** Brief **
Only the pictures are left out: repeat the rest of the entries exactly.
┄┄┄┄┄┄┄┄┄┄┄┄┄┄┄┄┄┄┄┄
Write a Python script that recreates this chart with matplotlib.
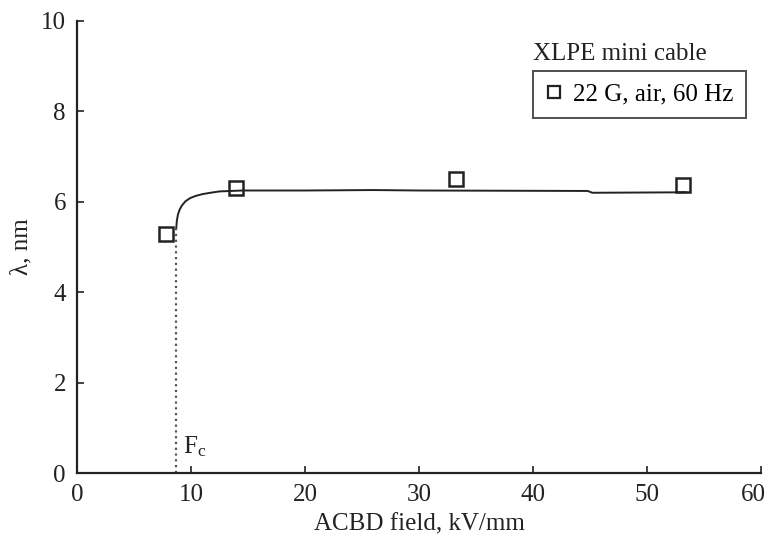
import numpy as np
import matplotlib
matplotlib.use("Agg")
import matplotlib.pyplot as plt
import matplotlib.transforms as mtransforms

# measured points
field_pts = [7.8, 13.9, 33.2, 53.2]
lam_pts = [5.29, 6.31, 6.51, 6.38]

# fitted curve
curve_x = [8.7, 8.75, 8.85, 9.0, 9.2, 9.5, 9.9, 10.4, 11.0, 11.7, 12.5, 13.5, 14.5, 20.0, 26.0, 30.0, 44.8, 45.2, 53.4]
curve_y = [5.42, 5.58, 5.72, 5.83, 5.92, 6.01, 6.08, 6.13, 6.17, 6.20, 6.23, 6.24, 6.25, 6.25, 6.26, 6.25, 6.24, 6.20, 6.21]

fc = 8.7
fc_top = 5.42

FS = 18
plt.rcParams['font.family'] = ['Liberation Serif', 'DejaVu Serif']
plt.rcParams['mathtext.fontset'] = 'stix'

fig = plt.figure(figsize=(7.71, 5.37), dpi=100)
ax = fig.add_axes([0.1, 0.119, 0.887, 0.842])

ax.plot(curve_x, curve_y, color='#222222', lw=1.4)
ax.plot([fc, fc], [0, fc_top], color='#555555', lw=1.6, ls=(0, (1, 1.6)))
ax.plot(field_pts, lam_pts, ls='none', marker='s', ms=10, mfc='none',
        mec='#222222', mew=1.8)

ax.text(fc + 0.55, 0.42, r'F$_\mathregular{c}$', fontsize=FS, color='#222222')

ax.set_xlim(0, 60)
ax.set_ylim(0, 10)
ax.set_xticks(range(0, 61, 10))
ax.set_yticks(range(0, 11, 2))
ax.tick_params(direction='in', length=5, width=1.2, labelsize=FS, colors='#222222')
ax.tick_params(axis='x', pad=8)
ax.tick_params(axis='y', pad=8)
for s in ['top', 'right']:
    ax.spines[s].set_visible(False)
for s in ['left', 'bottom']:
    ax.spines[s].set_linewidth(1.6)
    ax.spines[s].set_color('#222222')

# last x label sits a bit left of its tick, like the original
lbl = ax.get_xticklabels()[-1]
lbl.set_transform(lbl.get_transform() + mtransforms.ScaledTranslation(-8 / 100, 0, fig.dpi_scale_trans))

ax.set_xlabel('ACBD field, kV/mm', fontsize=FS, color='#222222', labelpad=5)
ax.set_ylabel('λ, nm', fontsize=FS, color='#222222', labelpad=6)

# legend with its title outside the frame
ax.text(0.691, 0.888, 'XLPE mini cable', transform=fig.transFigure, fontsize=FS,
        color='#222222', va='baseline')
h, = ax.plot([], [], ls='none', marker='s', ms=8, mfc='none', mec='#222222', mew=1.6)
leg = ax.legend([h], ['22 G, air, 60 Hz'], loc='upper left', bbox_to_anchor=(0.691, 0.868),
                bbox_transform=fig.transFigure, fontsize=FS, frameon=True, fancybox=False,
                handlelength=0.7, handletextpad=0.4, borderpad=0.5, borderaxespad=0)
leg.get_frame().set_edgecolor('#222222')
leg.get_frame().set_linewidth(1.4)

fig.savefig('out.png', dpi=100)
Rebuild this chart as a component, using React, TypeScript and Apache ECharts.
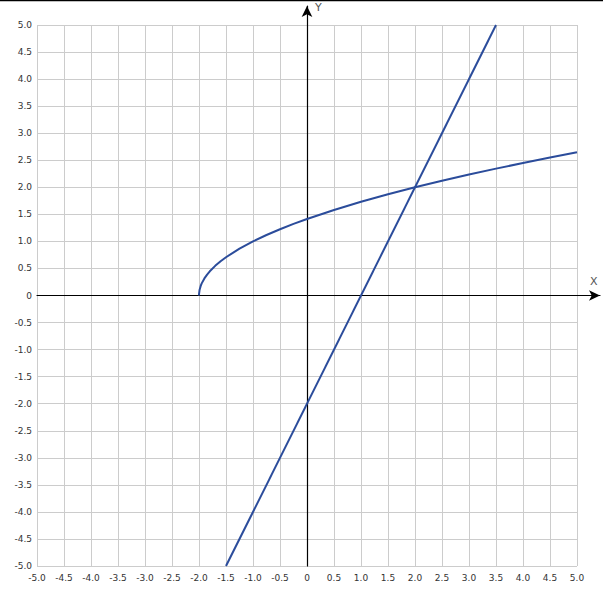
┄┄┄┄┄┄┄┄┄┄┄┄┄┄┄┄┄┄┄┄
** Final result **
Write a Python script that recreates this chart with matplotlib.
import numpy as np
import matplotlib
matplotlib.use("Agg")
import matplotlib.pyplot as plt
import matplotlib.transforms as mtransforms

# measured points
field_pts = [7.8, 13.9, 33.2, 53.2]
lam_pts = [5.29, 6.31, 6.51, 6.38]

# fitted curve
curve_x = [8.7, 8.75, 8.85, 9.0, 9.2, 9.5, 9.9, 10.4, 11.0, 11.7, 12.5, 13.5, 14.5, 20.0, 26.0, 30.0, 44.8, 45.2, 53.4]
curve_y = [5.42, 5.58, 5.72, 5.83, 5.92, 6.01, 6.08, 6.13, 6.17, 6.20, 6.23, 6.24, 6.25, 6.25, 6.26, 6.25, 6.24, 6.20, 6.21]

fc = 8.7
fc_top = 5.42

FS = 18
plt.rcParams['font.family'] = ['Liberation Serif', 'DejaVu Serif']
plt.rcParams['mathtext.fontset'] = 'stix'

fig = plt.figure(figsize=(7.71, 5.37), dpi=100)
ax = fig.add_axes([0.1, 0.119, 0.887, 0.842])

ax.plot(curve_x, curve_y, color='#222222', lw=1.4)
ax.plot([fc, fc], [0, fc_top], color='#555555', lw=1.6, ls=(0, (1, 1.6)))
ax.plot(field_pts, lam_pts, ls='none', marker='s', ms=10, mfc='none',
        mec='#222222', mew=1.8)

ax.text(fc + 0.55, 0.42, r'F$_\mathregular{c}$', fontsize=FS, color='#222222')

ax.set_xlim(0, 60)
ax.set_ylim(0, 10)
ax.set_xticks(range(0, 61, 10))
ax.set_yticks(range(0, 11, 2))
ax.tick_params(direction='in', length=5, width=1.2, labelsize=FS, colors='#222222')
ax.tick_params(axis='x', pad=8)
ax.tick_params(axis='y', pad=8)
for s in ['top', 'right']:
    ax.spines[s].set_visible(False)
for s in ['left', 'bottom']:
    ax.spines[s].set_linewidth(1.6)
    ax.spines[s].set_color('#222222')

# last x label sits a bit left of its tick, like the original
lbl = ax.get_xticklabels()[-1]
lbl.set_transform(lbl.get_transform() + mtransforms.ScaledTranslation(-8 / 100, 0, fig.dpi_scale_trans))

ax.set_xlabel('ACBD field, kV/mm', fontsize=FS, color='#222222', labelpad=5)
ax.set_ylabel('λ, nm', fontsize=FS, color='#222222', labelpad=6)

# legend with its title outside the frame
ax.text(0.691, 0.888, 'XLPE mini cable', transform=fig.transFigure, fontsize=FS,
        color='#222222', va='baseline')
h, = ax.plot([], [], ls='none', marker='s', ms=8, mfc='none', mec='#222222', mew=1.6)
leg = ax.legend([h], ['22 G, air, 60 Hz'], loc='upper left', bbox_to_anchor=(0.691, 0.868),
                bbox_transform=fig.transFigure, fontsize=FS, frameon=True, fancybox=False,
                handlelength=0.7, handletextpad=0.4, borderpad=0.5, borderaxespad=0)
leg.get_frame().set_edgecolor('#222222')
leg.get_frame().set_linewidth(1.4)

fig.savefig('out.png', dpi=100)
Rebuild this chart as a component, using React, TypeScript and Apache ECharts.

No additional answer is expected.